- Available data -
+===+

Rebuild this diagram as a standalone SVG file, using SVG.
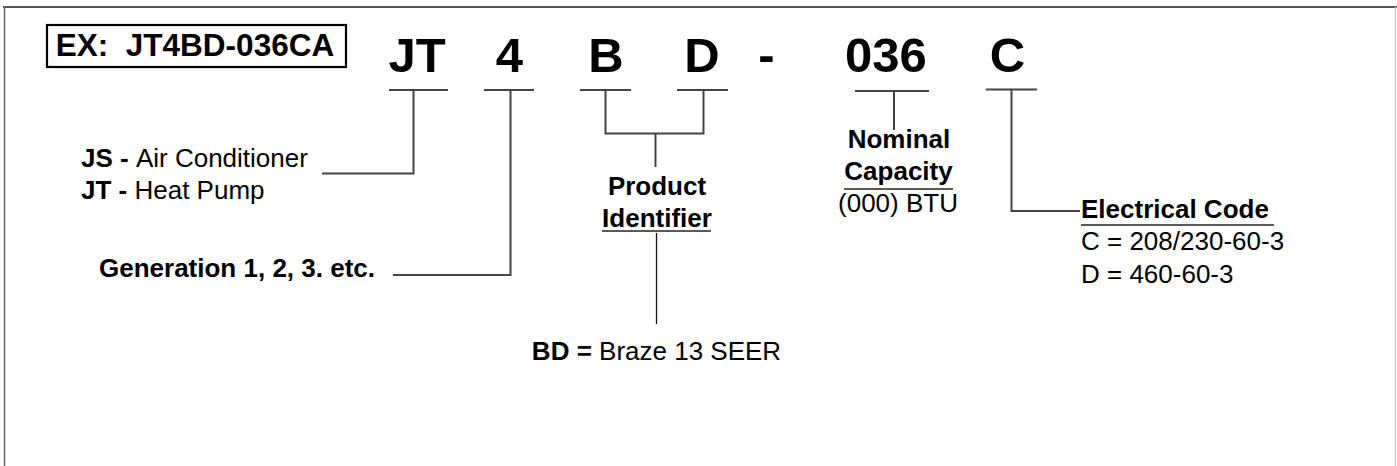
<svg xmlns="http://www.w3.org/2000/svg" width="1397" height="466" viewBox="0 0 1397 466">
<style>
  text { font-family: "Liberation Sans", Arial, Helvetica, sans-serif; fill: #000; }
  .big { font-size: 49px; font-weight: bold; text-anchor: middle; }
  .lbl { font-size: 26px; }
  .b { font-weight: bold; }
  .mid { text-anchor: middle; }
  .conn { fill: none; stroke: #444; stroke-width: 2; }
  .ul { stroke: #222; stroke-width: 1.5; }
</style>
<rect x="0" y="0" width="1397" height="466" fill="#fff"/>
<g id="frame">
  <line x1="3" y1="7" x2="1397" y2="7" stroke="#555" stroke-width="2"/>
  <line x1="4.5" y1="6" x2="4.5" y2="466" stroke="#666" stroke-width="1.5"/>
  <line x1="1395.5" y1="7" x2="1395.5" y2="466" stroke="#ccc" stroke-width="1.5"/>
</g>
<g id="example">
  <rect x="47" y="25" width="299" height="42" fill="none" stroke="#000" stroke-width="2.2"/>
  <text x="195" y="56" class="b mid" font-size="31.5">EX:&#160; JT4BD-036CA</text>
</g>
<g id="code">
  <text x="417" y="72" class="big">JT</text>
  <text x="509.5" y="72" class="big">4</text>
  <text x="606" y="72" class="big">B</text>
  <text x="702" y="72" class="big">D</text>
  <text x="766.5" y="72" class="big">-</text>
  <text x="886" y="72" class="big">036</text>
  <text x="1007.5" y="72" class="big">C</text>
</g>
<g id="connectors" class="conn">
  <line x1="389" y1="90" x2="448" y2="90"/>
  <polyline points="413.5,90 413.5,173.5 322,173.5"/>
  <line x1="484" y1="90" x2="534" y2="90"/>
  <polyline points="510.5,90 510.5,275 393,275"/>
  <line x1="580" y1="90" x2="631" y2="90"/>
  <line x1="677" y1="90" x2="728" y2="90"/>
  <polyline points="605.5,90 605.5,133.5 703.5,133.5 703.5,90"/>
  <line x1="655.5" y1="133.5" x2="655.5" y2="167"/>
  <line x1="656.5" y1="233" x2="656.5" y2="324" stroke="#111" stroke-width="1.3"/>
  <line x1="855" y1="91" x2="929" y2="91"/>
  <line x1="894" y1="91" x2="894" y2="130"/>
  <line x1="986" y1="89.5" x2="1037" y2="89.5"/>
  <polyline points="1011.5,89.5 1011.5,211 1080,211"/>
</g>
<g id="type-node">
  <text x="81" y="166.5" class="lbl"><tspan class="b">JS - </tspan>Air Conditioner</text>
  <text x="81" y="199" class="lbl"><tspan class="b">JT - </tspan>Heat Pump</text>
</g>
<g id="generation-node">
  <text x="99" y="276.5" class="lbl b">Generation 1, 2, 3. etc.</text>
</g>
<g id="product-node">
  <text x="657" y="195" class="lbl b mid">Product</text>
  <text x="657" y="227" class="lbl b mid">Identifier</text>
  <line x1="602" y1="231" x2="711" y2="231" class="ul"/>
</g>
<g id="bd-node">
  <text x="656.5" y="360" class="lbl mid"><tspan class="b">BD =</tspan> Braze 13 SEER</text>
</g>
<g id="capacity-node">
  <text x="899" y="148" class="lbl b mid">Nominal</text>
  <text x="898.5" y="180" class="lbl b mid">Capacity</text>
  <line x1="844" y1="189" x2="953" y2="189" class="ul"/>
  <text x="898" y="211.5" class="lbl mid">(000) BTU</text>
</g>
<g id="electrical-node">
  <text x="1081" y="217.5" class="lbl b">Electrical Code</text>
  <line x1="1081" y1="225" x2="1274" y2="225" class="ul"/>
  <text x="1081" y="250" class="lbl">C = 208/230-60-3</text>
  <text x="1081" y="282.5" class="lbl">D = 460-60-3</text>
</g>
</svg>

+===+

- Aim -
Reproduce the data word for word, excluding its pictures.

- Task answer -
Rebuild this diagram as a standalone SVG file, using SVG.
<svg xmlns="http://www.w3.org/2000/svg" width="1397" height="466" viewBox="0 0 1397 466">
<style>
  text { font-family: "Liberation Sans", Arial, Helvetica, sans-serif; fill: #000; }
  .big { font-size: 49px; font-weight: bold; text-anchor: middle; }
  .lbl { font-size: 26px; }
  .b { font-weight: bold; }
  .mid { text-anchor: middle; }
  .conn { fill: none; stroke: #444; stroke-width: 2; }
  .ul { stroke: #222; stroke-width: 1.5; }
</style>
<rect x="0" y="0" width="1397" height="466" fill="#fff"/>
<g id="frame">
  <line x1="3" y1="7" x2="1397" y2="7" stroke="#555" stroke-width="2"/>
  <line x1="4.5" y1="6" x2="4.5" y2="466" stroke="#666" stroke-width="1.5"/>
  <line x1="1395.5" y1="7" x2="1395.5" y2="466" stroke="#ccc" stroke-width="1.5"/>
</g>
<g id="example">
  <rect x="47" y="25" width="299" height="42" fill="none" stroke="#000" stroke-width="2.2"/>
  <text x="195" y="56" class="b mid" font-size="31.5">EX:&#160; JT4BD-036CA</text>
</g>
<g id="code">
  <text x="417" y="72" class="big">JT</text>
  <text x="509.5" y="72" class="big">4</text>
  <text x="606" y="72" class="big">B</text>
  <text x="702" y="72" class="big">D</text>
  <text x="766.5" y="72" class="big">-</text>
  <text x="886" y="72" class="big">036</text>
  <text x="1007.5" y="72" class="big">C</text>
</g>
<g id="connectors" class="conn">
  <line x1="389" y1="90" x2="448" y2="90"/>
  <polyline points="413.5,90 413.5,173.5 322,173.5"/>
  <line x1="484" y1="90" x2="534" y2="90"/>
  <polyline points="510.5,90 510.5,275 393,275"/>
  <line x1="580" y1="90" x2="631" y2="90"/>
  <line x1="677" y1="90" x2="728" y2="90"/>
  <polyline points="605.5,90 605.5,133.5 703.5,133.5 703.5,90"/>
  <line x1="655.5" y1="133.5" x2="655.5" y2="167"/>
  <line x1="656.5" y1="233" x2="656.5" y2="324" stroke="#111" stroke-width="1.3"/>
  <line x1="855" y1="91" x2="929" y2="91"/>
  <line x1="894" y1="91" x2="894" y2="130"/>
  <line x1="986" y1="89.5" x2="1037" y2="89.5"/>
  <polyline points="1011.5,89.5 1011.5,211 1080,211"/>
</g>
<g id="type-node">
  <text x="81" y="166.5" class="lbl"><tspan class="b">JS - </tspan>Air Conditioner</text>
  <text x="81" y="199" class="lbl"><tspan class="b">JT - </tspan>Heat Pump</text>
</g>
<g id="generation-node">
  <text x="99" y="276.5" class="lbl b">Generation 1, 2, 3. etc.</text>
</g>
<g id="product-node">
  <text x="657" y="195" class="lbl b mid">Product</text>
  <text x="657" y="227" class="lbl b mid">Identifier</text>
  <line x1="602" y1="231" x2="711" y2="231" class="ul"/>
</g>
<g id="bd-node">
  <text x="656.5" y="360" class="lbl mid"><tspan class="b">BD =</tspan> Braze 13 SEER</text>
</g>
<g id="capacity-node">
  <text x="899" y="148" class="lbl b mid">Nominal</text>
  <text x="898.5" y="180" class="lbl b mid">Capacity</text>
  <line x1="844" y1="189" x2="953" y2="189" class="ul"/>
  <text x="898" y="211.5" class="lbl mid">(000) BTU</text>
</g>
<g id="electrical-node">
  <text x="1081" y="217.5" class="lbl b">Electrical Code</text>
  <line x1="1081" y1="225" x2="1274" y2="225" class="ul"/>
  <text x="1081" y="250" class="lbl">C = 208/230-60-3</text>
  <text x="1081" y="282.5" class="lbl">D = 460-60-3</text>
</g>
</svg>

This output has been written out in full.